Extract the lines from the start through the line that holds "import * as", both included, omitting all images.
◇ ◇ ◇ ◇ ◇ ◇ ◇
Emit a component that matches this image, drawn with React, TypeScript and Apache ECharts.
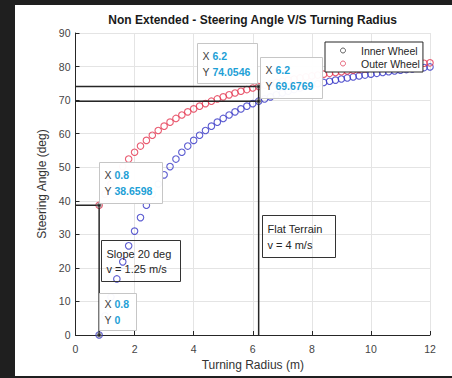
import React, { useEffect, useRef } from "react";
import * as echarts from "echarts";

// Turning radius (m) sampled every 0.2 m
const turningRadius = [
  0.8, 1.0, 1.2, 1.4, 1.6, 1.8, 2.0, 2.2, 2.4, 2.6, 2.8, 3.0, 3.2, 3.4, 3.6, 3.8,
  4.0, 4.2, 4.4, 4.6, 4.8, 5.0, 5.2, 5.4, 5.6, 5.8, 6.0, 6.2, 6.4, 6.6, 6.8, 7.0,
  7.2, 7.4, 7.6, 7.8, 8.0, 8.2, 8.4, 8.6, 8.8, 9.0, 9.2, 9.4, 9.6, 9.8, 10.0, 10.2,
  10.4, 10.6, 10.8, 11.0, 11.2, 11.4, 11.6, 11.8, 12.0,
];

// Steering angle (deg), inner wheel
const innerAngle = [
  0, 5.71, 11.31, 16.7, 21.8, 26.57, 30.96, 34.99, 38.66, 41.99, 45.0, 47.73, 50.19,
  52.43, 54.46, 56.31, 58.0, 59.53, 60.95, 62.24, 63.43, 64.54, 65.56, 66.5, 67.38,
  68.2, 68.96, 69.68, 70.35, 70.97, 71.57, 72.12, 72.65, 73.14, 73.61, 74.05, 74.48,
  74.88, 75.26, 75.62, 75.96, 76.29, 76.61, 76.91, 77.2, 77.47, 77.74, 77.99, 78.23,
  78.47, 78.69, 78.91, 79.11, 79.32, 79.51, 79.7, 79.88,
];

// Steering angle (deg), outer wheel
const outerAngle = [
  38.66, 41.99, 45.0, 47.73, 50.19, 52.43, 54.46, 56.31, 58.0, 59.53, 60.95, 62.24,
  63.43, 64.54, 65.56, 66.5, 67.38, 68.2, 68.96, 69.68, 70.35, 70.97, 71.57, 72.12,
  72.65, 73.14, 73.61, 74.05, 74.48, 74.88, 75.26, 75.62, 75.96, 76.29, 76.61, 76.91,
  77.2, 77.47, 77.74, 77.99, 78.23, 78.47, 78.69, 78.91, 79.11, 79.32, 79.51, 79.7,
  79.88, 80.05, 80.22, 80.38, 80.54, 80.69, 80.84, 80.98, 81.12,
];

// Data tips
const tipX = [6.2, 6.2, 0.8, 0.8];
const tipY = [74.0546, 69.6769, 38.6598, 0];
const tipXText = ["6.2", "6.2", "0.8", "0.8"];
const tipYText = ["74.0546", "69.6769", "38.6598", "0"];

// Text annotations
const slopeNote = ["Slope 20 deg", "v = 1.25 m/s"];
const flatNote = ["Flat Terrain", "v = 4 m/s"];

const FONT = "'Liberation Sans', Arial, Helvetica, sans-serif";

export default function App() {
  const ref = useRef<HTMLDivElement>(null);

  useEffect(() => {
    if (!ref.current) return;
    const chart = echarts.init(ref.current, undefined, { renderer: "svg" });

    const axisCommon = {
      axisLine: { show: true, onZero: false, lineStyle: { color: "#262626", width: 1 } },
      axisTick: { show: true, inside: true, length: 4, lineStyle: { color: "#262626" } },
      splitLine: { show: true, lineStyle: { color: "#e4e4e4", width: 1 } },
      nameLocation: "middle" as const,
      nameTextStyle: { color: "#333", fontSize: 12, fontFamily: FONT },
    };

    const refLineStyle = { color: "#262626", width: 1.5 };

    chart.setOption({
      animation: false,
      textStyle: { fontFamily: FONT },
      title: {
        text: "Non Extended - Steering Angle V/S Turning Radius",
        left: 252.7,
        top: 14,
        textAlign: "center",
        padding: 0,
        textStyle: { fontSize: 12, fontWeight: "bold", color: "#1a1a1a", fontFamily: FONT },
      },
      grid: { left: 75.5, top: 33, width: 354.5, height: 302 },
      xAxis: {
        type: "value",
        min: 0,
        max: 12,
        interval: 2,
        name: "Turning Radius (m)",
        nameGap: 23,
        axisLabel: { color: "#444", fontSize: 10.5, margin: 8, fontFamily: FONT },
        ...axisCommon,
      },
      yAxis: {
        type: "value",
        min: 0,
        max: 90,
        interval: 10,
        name: "Steering Angle (deg)",
        nameGap: 21,
        axisLabel: { color: "#444", fontSize: 10.5, margin: 5, fontFamily: FONT },
        ...axisCommon,
      },
      legend: {
        data: [
          {
            name: "Inner Wheel",
            itemStyle: { color: "rgba(0,0,0,0)", borderColor: "#3a3a3a", borderWidth: 1 },
          },
          {
            name: "Outer Wheel",
            itemStyle: { color: "rgba(0,0,0,0)", borderColor: "#e0405a", borderWidth: 1 },
          },
        ],
        icon: "circle",
        orient: "vertical",
        left: 325,
        top: 42,
        itemWidth: 26,
        itemHeight: 5,
        itemGap: 0,
        padding: [2, 3, 2, 15],
        borderColor: "#262626",
        borderWidth: 1,
        backgroundColor: "#ffffff",
        selectedMode: false,
        z: 50,
        textStyle: { fontSize: 10.5, color: "#262626", lineHeight: 13, fontFamily: FONT },
      },
      series: [
        {
          type: "line",
          silent: true,
          symbol: "none",
          lineStyle: refLineStyle,
          data: [
            [0, tipY[0]],
            [tipX[0], tipY[0]],
            [tipX[0], tipY[3]],
          ],
        },
        {
          type: "line",
          silent: true,
          symbol: "none",
          lineStyle: refLineStyle,
          data: [
            [0, tipY[1]],
            [tipX[1], tipY[1]],
          ],
        },
        {
          type: "line",
          silent: true,
          symbol: "none",
          lineStyle: refLineStyle,
          data: [
            [0, tipY[2]],
            [tipX[2], tipY[2]],
            [tipX[3], tipY[3]],
          ],
        },
        {
          name: "Inner Wheel",
          type: "scatter",
          symbol: "circle",
          symbolSize: 6.5,
          itemStyle: { color: "rgba(0,0,0,0)", borderColor: "#3434c6", borderWidth: 1.1 },
          data: turningRadius.map((x, i) => [x, innerAngle[i]]),
        },
        {
          name: "Outer Wheel",
          type: "scatter",
          symbol: "circle",
          symbolSize: 6.5,
          itemStyle: { color: "rgba(0,0,0,0)", borderColor: "#e4354f", borderWidth: 1.1 },
          data: turningRadius.map((x, i) => [x, outerAngle[i]]),
        },
        {
          type: "scatter",
          silent: true,
          symbol: "circle",
          symbolSize: 4,
          itemStyle: { color: "#111", borderColor: "rgba(140,140,140,0.55)", borderWidth: 2 },
          data: tipX.map((x, i) => [x, tipY[i]]),
          z: 5,
        },
      ],
    });

    // Data tip boxes anchored on their data points
    const tipLayouts = [
      { dx: -62, dy: -44, w: 60, h: 40 },
      { dx: 1, dy: -44, w: 62, h: 41 },
      { dx: 0, dy: -43, w: 63, h: 41 },
      { dx: 0, dy: -42, w: 37, h: 37 },
    ];
    const rich = {
      l: { fill: "#404040", fontSize: 10.5, lineHeight: 16, fontFamily: FONT },
      v: { fill: "#1e9fd6", fontSize: 10.5, lineHeight: 16, fontWeight: "bold", fontFamily: FONT },
    };
    const tipGraphics = tipX.map((x, i) => {
      const p = chart.convertToPixel({ gridIndex: 0 }, [x, tipY[i]]) as number[];
      const lay = tipLayouts[i];
      return {
        type: "group",
        x: Math.round(p[0] + lay.dx) + 0.5,
        y: Math.round(p[1] + lay.dy) + 0.5,
        z: 100,
        children: [
          {
            type: "rect",
            z: 100,
            shape: { x: 0, y: 0, width: lay.w, height: lay.h },
            style: { fill: "rgba(255,255,255,0.96)", stroke: "#c6c6c6", lineWidth: 1 },
          },
          {
            type: "text",
            z: 101,
            x: 5,
            y: lay.h / 2,
            style: {
              text: `{l|X} {v|${tipXText[i]}}\n{l|Y} {v|${tipYText[i]}}`,
              rich,
              verticalAlign: "middle",
              fontSize: 10.5,
              fontFamily: FONT,
            },
          },
        ],
      };
    });

    const noteBox = (lines: string[], x: number, y: number, w: number, h: number, lh: number) => ({
      type: "group",
      x: x + 0.5,
      y: y + 0.5,
      z: 100,
      children: [
        {
          type: "rect",
          z: 100,
          shape: { x: 0, y: 0, width: w, height: h },
          style: { fill: "none", stroke: "#333", lineWidth: 1 },
        },
        {
          type: "text",
          z: 101,
          x: 5,
          y: h / 2,
          style: {
            text: lines.join("\n"),
            fill: "#262626",
            fontSize: 11,
            lineHeight: lh,
            verticalAlign: "middle",
            fontFamily: FONT,
          },
        },
      ],
    });

    chart.setOption({
      graphic: [
        ...tipGraphics,
        noteBox(slopeNote, 101, 240, 79, 41, 15),
        noteBox(flatNote, 262, 215, 73, 42, 16),
      ],
    });

    return () => chart.dispose();
  }, []);

  return (
    <div
      style={{
        position: "fixed",
        left: 0,
        top: 0,
        width: 452,
        height: 378,
        background: "#1f1f1f",
        overflow: "hidden",
      }}
    >
      <div
        style={{
          position: "absolute",
          left: 15,
          top: 5,
          width: 437,
          height: 371,
          background: "#ffffff",
        }}
      />
      <div ref={ref} style={{ position: "absolute", left: 0, top: 0, width: 452, height: 378 }} />
    </div>
  );
}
◇ ◇ ◇ ◇ ◇ ◇ ◇
#### SOLUTION FOR THIS EXERCISE:
Emit a component that matches this image, drawn with React, TypeScript and Apache ECharts.
import React, { useEffect, useRef } from "react";
import * as echarts from "echarts";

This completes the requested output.